* _WORK TO DO_
Print only the lines from the top of the data through the line with "t_tail = [5.0, 5.2, 5.6, 6.2, 7.0]", both included, skipping every picture.
══════════
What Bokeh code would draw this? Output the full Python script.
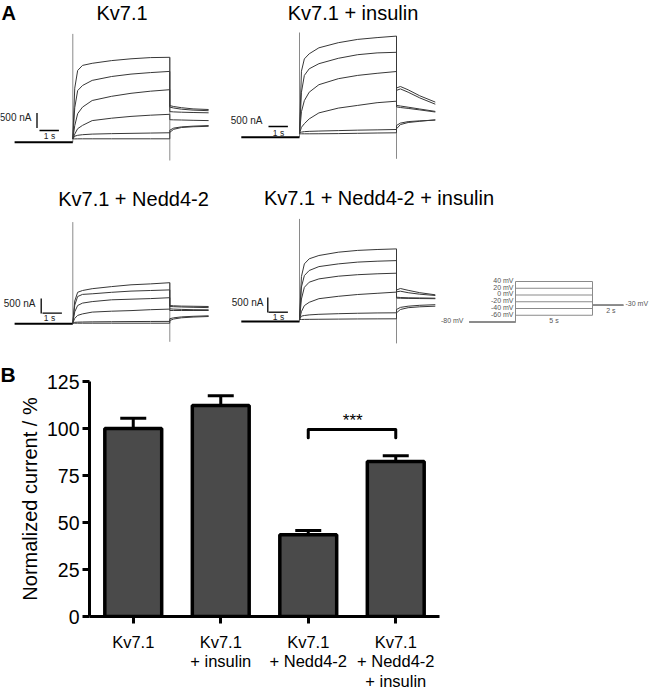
from bokeh.plotting import figure
from bokeh.layouts import column, row
from bokeh.models import Range1d, FactorRange, FixedTicker, Whisker, TeeHead, ColumnDataSource
from bokeh.core.properties import value
from bokeh.embed import file_html
from bokeh.resources import INLINE

# ---------------- DATA ----------------
panel_titles = ["Kv7.1", "Kv7.1 + insulin", "Kv7.1 + Nedd4-2", "Kv7.1 + Nedd4-2 + insulin"]
levels_mV = [40, 20, 0, -20, -40, -60]
level_labels = ["40 mV", "20 mV", "0 mV", "-20 mV", "-40 mV", "-60 mV"]
holding_mV = -80
tail_mV = -30
holding_label = "-80 mV"
tail_label = "-30 mV"
hold_s, step_s, tail_s = 3.0, 5.0, 2.0
step_label, tail_s_label = "5 s", "2 s"

t_hold = [-3.0, 0.0]
t_pulse = [0.0, 0.1, 0.25, 0.5, 1.0, 2.0, 3.0, 4.0, 5.0]
t_tail = [5.0, 5.2, 5.6, 6.2, 7.0]

kv71_pulse = [
    [110, 1800, 2390, 2560, 2630, 2720, 2780, 2820, 2830],
    [110, 1150, 1720, 1890, 2060, 2190, 2270, 2320, 2360],
    [110, 550, 950, 1170, 1390, 1530, 1630, 1700, 1750],
    [110, 270, 450, 560, 720, 800, 860, 900, 930],
    [110, 200, 230, 250, 270, 285, 295, 305, 315],
    [110, 110, 112, 113, 113, 113, 113, 113, 113],
]
kv71_tail = [
    [1220, 1190, 1150, 1110, 1090],
    [1170, 1140, 1100, 1070, 1050],
    [1020, 1010, 1000, 990, 980],
    [750, 745, 740, 730, 720],
    [400, 470, 510, 535, 555],
    [330, 430, 490, 515, 530],
]
kv71_ins_pulse = [
    [130, 2200, 2610, 2780, 2980, 3150, 3260, 3320, 3370],
    [130, 1500, 2060, 2280, 2450, 2630, 2750, 2810, 2830],
    [130, 850, 1220, 1500, 1750, 1950, 2060, 2130, 2190],
    [130, 330, 450, 610, 810, 970, 1060, 1150, 1200],
    [130, 170, 185, 195, 205, 220, 235, 245, 257],
    [110, 113, 113, 113, 115, 120, 130, 140, 147],
]
kv71_ins_tail = [
    [1640, 1690, 1580, 1380, 1170],
    [1560, 1610, 1500, 1310, 1100],
    [1060, 1040, 1000, 940, 860],
    [1010, 990, 960, 910, 840],
    [390, 470, 520, 545, 570],
    [280, 420, 490, 530, 580],
]
nedd_pulse = [
    [30, 760, 1050, 1110, 1170, 1240, 1300, 1330, 1370],
    [30, 620, 910, 980, 1000, 1050, 1090, 1110, 1130],
    [30, 400, 610, 690, 740, 800, 820, 840, 870],
    [30, 180, 280, 330, 390, 420, 440, 470, 490],
    [20, 50, 55, 60, 65, 70, 75, 78, 80],
    [20, 20, 20, 20, 20, 20, 20, 20, 20],
]
nedd_tail = [
    [610, 600, 590, 585, 577],
    [577, 570, 560, 550, 540],
    [500, 490, 480, 470, 467],
    [443, 443, 443, 443, 443],
    [170, 200, 230, 250, 267],
    [110, 160, 200, 225, 243],
]
nedd_ins_pulse = [
    [70, 1500, 1920, 2090, 2200, 2310, 2370, 2400, 2420],
    [70, 1150, 1530, 1700, 1830, 1920, 1980, 2010, 2030],
    [70, 750, 1140, 1310, 1420, 1510, 1560, 1590, 1610],
    [70, 330, 530, 640, 760, 840, 900, 940, 980],
    [70, 180, 200, 220, 240, 260, 275, 285, 290],
    [67, 67, 70, 72, 75, 80, 85, 88, 90],
]
nedd_ins_tail = [
    [1050, 1100, 1040, 960, 890],
    [990, 1010, 960, 910, 867],
    [810, 800, 790, 785, 777],
    [780, 775, 770, 765, 760],
    [400, 470, 510, 540, 560],
    [290, 400, 460, 490, 510],
]
cap_on_nA = [3610, 3490, 3390, 3420]
cap_off_nA = [-610, -720, -600, -730]
scale_nA = 500
scale_s = 1.0
scale_nA_label = "500 nA"
scale_s_label = "1 s"

categories = ["Kv7.1", "Kv7.1\n+ insulin", "Kv7.1\n+ Nedd4-2", "Kv7.1\n+ Nedd4-2\n+ insulin"]
norm_current = [100.0, 112.2, 43.5, 82.4]
sem = [5.5, 5.2, 2.2, 3.1]
y_ticks = [0, 25, 50, 75, 100, 125]
y_label = "Normalized current / %"
sig_pair = [2, 3]
sig_text = "***"
sig_level = 99.5
sig_drop = 4.4

# ---------------- LAYOUT (pixel geometry of the page) ----------------
FONT = "Liberation Sans"
PPS = 19.4          # px per second (current traces)
NPP = 500.0 / 15.0  # nA per px
LIFT = 0.15         # em: "middle" anchor sits slightly below the cap centre


def blank_fig(x0, x1, y0, y1, xr, yr, **kw):
    opts = dict(min_border=0)
    opts.update(kw)
    p = figure(width=x1 - x0, height=y1 - y0, x_range=xr, y_range=yr, title=None,
               output_backend="svg", toolbar_location=None,
               x_axis_location=None, y_axis_location=None, **opts)
    p.grid.visible = False
    p.outline_line_color = None
    return p


def add_text(p, x, y, text, size, align="center", baseline="middle", color="black",
             bold=False, **kw):
    p.text(x=x if isinstance(x, list) else [x], y=y if isinstance(y, list) else [y],
           text=text if isinstance(text, list) else [text],
           text_font=value(FONT), text_font_size=f"{size}px", y_offset=-LIFT * size,
           text_align=align, text_baseline=baseline, text_color=color,
           text_font_style="bold" if bold else "normal", **kw)


panel_geo = [
    dict(box=(0, 226, 0, 168), t0=72.3, base=141.7, title=(121.5, 15.0),
         vbar=(36.5, 127.5), hbar=(39, 130), nA_text=(31, 118), s_text=(49, 136.5)),
    dict(box=(226, 652, 0, 168), t0=299.0, base=136.7, title=(352.5, 15.0),
         vbar=None, hbar=(268, 126), nA_text=(262, 121.7), s_text=(278, 133.5)),
    dict(box=(0, 226, 168, 345), t0=72.3, base=323.3, title=(133, 201.7),
         vbar=(40.7, 313), hbar=(42, 312.7), nA_text=(35, 304), s_text=(49, 319)),
    dict(box=(226, 652, 168, 345), t0=299.0, base=321.0, title=(378.5, 200.8),
         vbar=(267.3, 312), hbar=(268, 311.7), nA_text=(263, 303.5), s_text=(278, 318)),
]
panel_data = [(kv71_pulse, kv71_tail), (kv71_ins_pulse, kv71_ins_tail),
              (nedd_pulse, nedd_tail), (nedd_ins_pulse, nedd_ins_tail)]

figs = []
for i, g in enumerate(panel_geo):
    x0, x1, y0, y1 = g["box"]
    t0, base = g["t0"], g["base"]
    fx = lambda px, t0=t0: (px - t0) / PPS
    fy = lambda py, base=base: (base - py) * NPP
    p = blank_fig(x0, x1, y0, y1, Range1d(fx(x0), fx(x1)), Range1d(fy(y1), fy(y0)))
    pulse, tail = panel_data[i]
    top_end = max(tr[-1] for tr in pulse)
    p.segment(x0=[0, t_pulse[-1]], y0=[0, top_end], x1=[0, t_pulse[-1]],
              y1=[cap_on_nA[i], cap_off_nA[i]], line_color="#8a8a8a", line_width=1)
    p.line(t_hold, [0, 0], line_color="black", line_width=2)
    for pv, tv in zip(pulse, tail):
        p.line(t_pulse + t_tail, pv + tv, line_color="#383838", line_width=1)
    if g["vbar"] is not None:
        vx, vy = fx(g["vbar"][0]), fy(g["vbar"][1])
        p.segment(x0=[vx], y0=[vy], x1=[vx], y1=[vy + scale_nA], line_color="black", line_width=1.3)
    hx, hy = fx(g["hbar"][0]), fy(g["hbar"][1])
    p.segment(x0=[hx], y0=[hy], x1=[hx + scale_s], y1=[hy], line_color="black", line_width=1.3)
    add_text(p, fx(g["nA_text"][0]), fy(g["nA_text"][1]), scale_nA_label, 10, align="right", color="#222222")
    add_text(p, fx(g["s_text"][0]), fy(g["s_text"][1]), scale_s_label, 8.5, color="#222222")
    add_text(p, fx(g["title"][0]), fy(g["title"][1]), panel_titles[i], 20)
    if i == 0:
        add_text(p, fx(8.3), fy(15.0), "A", 20, bold=True)
    figs.append(p)

# voltage protocol drawn inside the 4th panel with its own ranges
PPS_P = 15.4
PX_PER_MV = 0.3375
T0P, BASEP = 515.0, 321.5
gx = lambda px: (px - T0P) / PPS_P
gy = lambda py: holding_mV + (BASEP - py) / PX_PER_MV
fp = figs[3]
fp.extra_x_ranges = {"pt": Range1d(gx(226), gx(652))}
fp.extra_y_ranges = {"pv": Range1d(gy(345), gy(168))}
rk = dict(x_range_name="pt", y_range_name="pv")
for V in levels_mV:
    fp.line([-hold_s, 0, 0, step_s, step_s, step_s + tail_s],
            [holding_mV, holding_mV, V, V, tail_mV, tail_mV], line_color="#8a8a8a", line_width=1, **rk)
PCOL = "#555555"
for V, lab in zip(levels_mV, level_labels):
    add_text(fp, gx(513), V, lab, 7, align="right", color=PCOL, **rk)
add_text(fp, gx(463), holding_mV, holding_label, 7, align="right", color=PCOL, **rk)
add_text(fp, step_s / 2, gy(321.5), step_label, 7, color=PCOL, **rk)
add_text(fp, gx(610.3), gy(311), tail_s_label, 7, color=PCOL, **rk)
add_text(fp, gx(625), gy(303.7), tail_label, 7, align="left", color=PCOL, **rk)

# ---------------- bar chart (B) ----------------
BX0 = 15
fB = blank_fig(0, BX0, 345, 689, Range1d(0, BX0), Range1d(689, 345))
add_text(fB, 7.5, 377, "B", 21, bold=True)

FR_L, FR_R, FR_T, FR_B = 83, 439, 381, 616   # plot frame edges
AX_B = 629                                   # bottom of the axis area
pb = figure(width=652 - BX0, height=AX_B - 345, x_range=FactorRange(factors=categories),
            y_range=Range1d(0, 125), title=None, output_backend="svg", toolbar_location=None,
            min_border_left=FR_L - BX0, min_border_right=652 - FR_R,
            min_border_top=FR_T - 345, min_border_bottom=AX_B - FR_B)
pb.grid.visible = False
pb.outline_line_color = None
pb.yaxis.ticker = FixedTicker(ticks=y_ticks)
for ax in (pb.xaxis[0], pb.yaxis[0]):
    ax.axis_line_width = 3
    ax.axis_line_color = "black"
    ax.major_tick_line_width = 3
    ax.major_tick_line_color = "black"
    ax.major_tick_out = 7
    ax.major_tick_in = 0
    ax.minor_tick_line_color = None
    ax.major_label_text_font = FONT
    ax.major_label_text_color = "black"
pb.yaxis.major_label_text_font_size = "19.5px"
pb.yaxis.major_label_standoff = 3
pb.yaxis.axis_label = y_label
pb.yaxis.axis_label_text_font = FONT
pb.yaxis.axis_label_text_font_size = "20px"
pb.yaxis.axis_label_text_font_style = "normal"
pb.yaxis.axis_label_text_color = "black"
pb.yaxis.axis_label_text_line_height = 1.0
pb.yaxis.axis_label_standoff = 3
# category names are written in the strip below (multi-line)
pb.xaxis.major_label_text_font_size = "1px"
pb.xaxis.major_label_text_alpha = 0
pb.xaxis.major_label_standoff = 0

pb.vbar(x=categories, top=norm_current, width=0.65, fill_color="#4a4a4a",
        line_color="black", line_width=3.5)
upper = [v + e for v, e in zip(norm_current, sem)]
src = ColumnDataSource(dict(x=categories, top=norm_current, upper=upper))
pb.add_layout(Whisker(source=src, base="x", lower="top", upper="upper", line_width=3,
                      line_color="black", lower_head=None, level="overlay",
                      upper_head=TeeHead(size=26, line_width=3, line_color="black")))
c3, c4 = categories[sig_pair[0]], categories[sig_pair[1]]
pb.line(x=[c3, c3, c4, c4], y=[sig_level - sig_drop, sig_level, sig_level, sig_level - sig_drop],
        line_width=3, line_color="black", line_join="round", line_cap="round")
pb.text(x=[c3], y=[sig_level + 5.0], text=[sig_text], x_offset=(FR_R - FR_L) / len(categories) / 2,
        text_font=value(FONT), text_font_size="17px", text_align="center",
        text_baseline="middle", text_color="black")

# strip with the category names, sharing the bar chart's factor range
strip = blank_fig(BX0, 652, AX_B, 689, pb.x_range, Range1d(689, AX_B),
                  min_border_left=FR_L - BX0, min_border_right=652 - FR_R,
                  min_border_top=0, min_border_bottom=0)
LINE1, LINE_H = 643.5, 19.5
for k in range(3):
    xs = [c for c in categories if len(c.split("\n")) > k]
    txt = [c.split("\n")[k] for c in xs]
    ys = [LINE1 + k * LINE_H] * len(xs)
    add_text(strip, xs, ys, txt, 16.5)

layout = column(row(figs[0], figs[1]), row(figs[2], figs[3]), row(fB, column(pb, strip)))
open("out.html", "w").write(file_html(layout, INLINE))
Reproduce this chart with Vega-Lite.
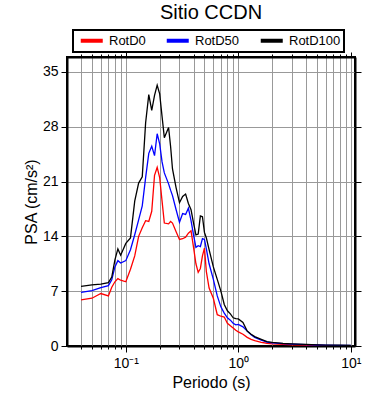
{
  "$schema": "https://vega.github.io/schema/vega-lite/v6.json",
  "width": 288,
  "height": 289,
  "autosize": "none",
  "padding": {"left": 67, "top": 57, "right": 35, "bottom": 54},
  "background": "white",
  "title": {"text": "Sitio CCDN", "fontSize": 20, "font": "Liberation Sans", "fontWeight": "normal", "anchor": "middle", "frame": "group", "offset": -10, "baseline": "alphabetic", "color": "black"},
  "config": {
    "view": {"stroke": "black", "strokeWidth": 2},
    "font": "Liberation Sans",
    "axis": {"labelFont": "Liberation Sans", "titleFont": "Liberation Sans", "labelColor": "black", "titleColor": "black", "tickColor": "black", "domainColor": "black", "domainWidth": 2, "gridColor": "#999999", "gridWidth": 1, "gridOpacity": 1, "titleFontWeight": "normal"},
    "legend": {"strokeWidth": 2}
  },
  "data": {"values": [
    {"T": 0.04, "RotD0": 5.88, "RotD50": 6.86, "RotD100": 7.6},
    {"T": 0.05, "RotD0": 6.1, "RotD50": 7.07, "RotD100": 7.8},
    {"T": 0.06, "RotD0": 6.7, "RotD50": 7.45, "RotD100": 7.9},
    {"T": 0.07, "RotD0": 6.4, "RotD50": 7.7, "RotD100": 8.1},
    {"T": 0.075, "RotD0": 7.5, "RotD50": 8.45, "RotD100": 8.8},
    {"T": 0.08, "RotD0": 8.2, "RotD50": 10.1, "RotD100": 11.0},
    {"T": 0.085, "RotD0": 8.6, "RotD50": 10.9, "RotD100": 12.4},
    {"T": 0.09, "RotD0": 8.4, "RotD50": 10.6, "RotD100": 11.6},
    {"T": 0.1, "RotD0": 8.2, "RotD50": 10.9, "RotD100": 13.1},
    {"T": 0.11, "RotD0": 9.8, "RotD50": 12.3, "RotD100": 13.8},
    {"T": 0.12, "RotD0": 11.5, "RotD50": 14.2, "RotD100": 18.5},
    {"T": 0.13, "RotD0": 14.0, "RotD50": 16.1, "RotD100": 20.8},
    {"T": 0.14, "RotD0": 15.1, "RotD50": 17.9, "RotD100": 21.6},
    {"T": 0.15, "RotD0": 16.0, "RotD50": 21.5, "RotD100": 28.5},
    {"T": 0.16, "RotD0": 15.9, "RotD50": 24.6, "RotD100": 32.1},
    {"T": 0.17, "RotD0": 17.2, "RotD50": 25.5, "RotD100": 30.1},
    {"T": 0.18, "RotD0": 21.8, "RotD50": 24.3, "RotD100": 32.0},
    {"T": 0.19, "RotD0": 22.8, "RotD50": 27.1, "RotD100": 33.3},
    {"T": 0.2, "RotD0": 21.5, "RotD50": 25.8, "RotD100": 32.2},
    {"T": 0.21, "RotD0": 18.5, "RotD50": 23.5, "RotD100": 29.3},
    {"T": 0.22, "RotD0": 15.7, "RotD50": 22.1, "RotD100": 26.6},
    {"T": 0.24, "RotD0": 15.6, "RotD50": 20.7, "RotD100": 27.9},
    {"T": 0.25, "RotD0": 15.9, "RotD50": 19.9, "RotD100": 25.5},
    {"T": 0.26, "RotD0": 15.7, "RotD50": 19.2, "RotD100": 22.6},
    {"T": 0.28, "RotD0": 14.6, "RotD50": 17.4, "RotD100": 20.2},
    {"T": 0.3, "RotD0": 13.6, "RotD50": 15.8, "RotD100": 18.3},
    {"T": 0.32, "RotD0": 13.7, "RotD50": 16.9, "RotD100": 19.1},
    {"T": 0.34, "RotD0": 13.9, "RotD50": 16.8, "RotD100": 19.4},
    {"T": 0.36, "RotD0": 14.4, "RotD50": 17.6, "RotD100": 18.2},
    {"T": 0.38, "RotD0": 14.7, "RotD50": 16.0, "RotD100": 17.4},
    {"T": 0.4, "RotD0": 12.6, "RotD50": 14.2, "RotD100": 15.7},
    {"T": 0.42, "RotD0": 10.5, "RotD50": 12.6, "RotD100": 14.2},
    {"T": 0.44, "RotD0": 9.4, "RotD50": 12.8, "RotD100": 14.3},
    {"T": 0.46, "RotD0": 9.9, "RotD50": 12.7, "RotD100": 16.6},
    {"T": 0.48, "RotD0": 11.5, "RotD50": 13.7, "RotD100": 16.5},
    {"T": 0.5, "RotD0": 12.5, "RotD50": 13.6, "RotD100": 14.5},
    {"T": 0.52, "RotD0": 9.5, "RotD50": 12.4, "RotD100": 13.8},
    {"T": 0.55, "RotD0": 7.4, "RotD50": 10.5, "RotD100": 12.3},
    {"T": 0.6, "RotD0": 6.1, "RotD50": 8.5, "RotD100": 10.1},
    {"T": 0.65, "RotD0": 4.0, "RotD50": 6.4, "RotD100": 8.5},
    {"T": 0.7, "RotD0": 3.8, "RotD50": 5.0, "RotD100": 7.0},
    {"T": 0.75, "RotD0": 3.7, "RotD50": 4.2, "RotD100": 5.3},
    {"T": 0.8, "RotD0": 2.9, "RotD50": 3.6, "RotD100": 4.5},
    {"T": 0.85, "RotD0": 2.6, "RotD50": 3.3, "RotD100": 4.1},
    {"T": 0.9, "RotD0": 2.3, "RotD50": 2.9, "RotD100": 3.6},
    {"T": 0.95, "RotD0": 2.0, "RotD50": 2.7, "RotD100": 3.5},
    {"T": 1.0, "RotD0": 1.8, "RotD50": 2.75, "RotD100": 3.45},
    {"T": 1.1, "RotD0": 1.5, "RotD50": 2.45, "RotD100": 3.0},
    {"T": 1.2, "RotD0": 1.1, "RotD50": 1.9, "RotD100": 1.9},
    {"T": 1.3, "RotD0": 0.85, "RotD50": 1.45, "RotD100": 1.5},
    {"T": 1.4, "RotD0": 0.7, "RotD50": 1.1, "RotD100": 1.2},
    {"T": 1.6, "RotD0": 0.45, "RotD50": 0.75, "RotD100": 0.85},
    {"T": 1.8, "RotD0": 0.35, "RotD50": 0.5, "RotD100": 0.55},
    {"T": 2.0, "RotD0": 0.28, "RotD50": 0.4, "RotD100": 0.45},
    {"T": 2.5, "RotD0": 0.2, "RotD50": 0.3, "RotD100": 0.34},
    {"T": 3, "RotD0": 0.15, "RotD50": 0.24, "RotD100": 0.28},
    {"T": 4, "RotD0": 0.1, "RotD50": 0.17, "RotD100": 0.2},
    {"T": 5, "RotD0": 0.08, "RotD50": 0.13, "RotD100": 0.15},
    {"T": 6, "RotD0": 0.06, "RotD50": 0.1, "RotD100": 0.12},
    {"T": 8, "RotD0": 0.05, "RotD50": 0.08, "RotD100": 0.1},
    {"T": 10, "RotD0": 0.04, "RotD50": 0.07, "RotD100": 0.08}
  ]},
  "transform": [{"fold": ["RotD0", "RotD50", "RotD100"], "as": ["serie", "psa"]}],
  "layer": [
    {
      "mark": {"type": "line", "strokeWidth": 1.3, "clip": true},
      "encoding": {
        "x": {"field": "T", "type": "quantitative",
          "scale": {"type": "log", "domain": [0.03, 10.9], "nice": false},
          "axis": {"orient": "bottom", "values": [0.04,0.05,0.06,0.07,0.08,0.09,0.1,0.2,0.3,0.4,0.5,0.6,0.7,0.8,0.9,1,2,3,4,5,6,7,8,9,10],
            "grid": true, "labelExpr": "datum.value == 0.1 ? '10⁻¹' : datum.value == 1 ? '10⁰' : datum.value == 10 ? '10¹' : ''",
            "tickSize": {"condition": {"test": "datum.value == 0.1 || datum.value == 1 || datum.value == 10", "value": 6}, "value": 3},
            "labelFontSize": 14, "labelPadding": 4, "labelFlush": false, "labelOverlap": false,
            "title": "Periodo (s)", "titleFontSize": 16, "titlePadding": 4}},
        "y": {"field": "psa", "type": "quantitative",
          "scale": {"domain": [0, 36.9], "nice": false, "zero": true},
          "axis": {"orient": "left", "values": [0, 7, 14, 21, 28, 35], "grid": true, "tickSize": 6,
            "labelFontSize": 14, "labelPadding": 3, "title": "PSA (cm/s²)", "titleFontSize": 16, "titlePadding": 3}},
        "color": {"field": "serie", "type": "nominal",
          "scale": {"domain": ["RotD0", "RotD50", "RotD100"], "range": ["#ff0000", "#0000ff", "#000000"]},
          "legend": {"orient": "none", "legendX": 6, "legendY": -27, "direction": "horizontal", "title": null,
            "symbolType": "M-0.5,0H3.5", "symbolSize": 121, "symbolStrokeWidth": 4,
            "labelFontSize": 13, "labelFont": "Liberation Sans", "labelColor": "black", "labelOffset": 18, "columnPadding": 12,
            "padding": 3, "strokeColor": "black", "fillColor": "white"}}
      }
    },
    {
      "mark": {"type": "line", "opacity": 0},
      "encoding": {
        "x": {"field": "T", "type": "quantitative",
          "axis": {"orient": "top", "values": [0.04,0.05,0.06,0.07,0.08,0.09,0.1,0.2,0.3,0.4,0.5,0.6,0.7,0.8,0.9,1,2,3,4,5,6,7,8,9,10],
            "grid": false, "labels": false, "title": null,
            "tickSize": {"condition": {"test": "datum.value == 0.1 || datum.value == 1 || datum.value == 10", "value": 5}, "value": 3}}},
        "y": {"field": "psa", "type": "quantitative",
          "axis": {"orient": "right", "values": [0, 7, 14, 21, 28, 35], "grid": false, "labels": false, "title": null, "tickSize": 6}},
        "detail": {"field": "serie"}
      }
    }
  ]
}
══════════
* _RESULT FOR THIS EXERCISE_
What Bokeh code would draw this? Output the full Python script.
from bokeh.plotting import figure
from bokeh.layouts import column, row
from bokeh.models import Range1d, FactorRange, FixedTicker, Whisker, TeeHead, ColumnDataSource
from bokeh.core.properties import value
from bokeh.embed import file_html
from bokeh.resources import INLINE

# ---------------- DATA ----------------
panel_titles = ["Kv7.1", "Kv7.1 + insulin", "Kv7.1 + Nedd4-2", "Kv7.1 + Nedd4-2 + insulin"]
levels_mV = [40, 20, 0, -20, -40, -60]
level_labels = ["40 mV", "20 mV", "0 mV", "-20 mV", "-40 mV", "-60 mV"]
holding_mV = -80
tail_mV = -30
holding_label = "-80 mV"
tail_label = "-30 mV"
hold_s, step_s, tail_s = 3.0, 5.0, 2.0
step_label, tail_s_label = "5 s", "2 s"

t_hold = [-3.0, 0.0]
t_pulse = [0.0, 0.1, 0.25, 0.5, 1.0, 2.0, 3.0, 4.0, 5.0]
t_tail = [5.0, 5.2, 5.6, 6.2, 7.0]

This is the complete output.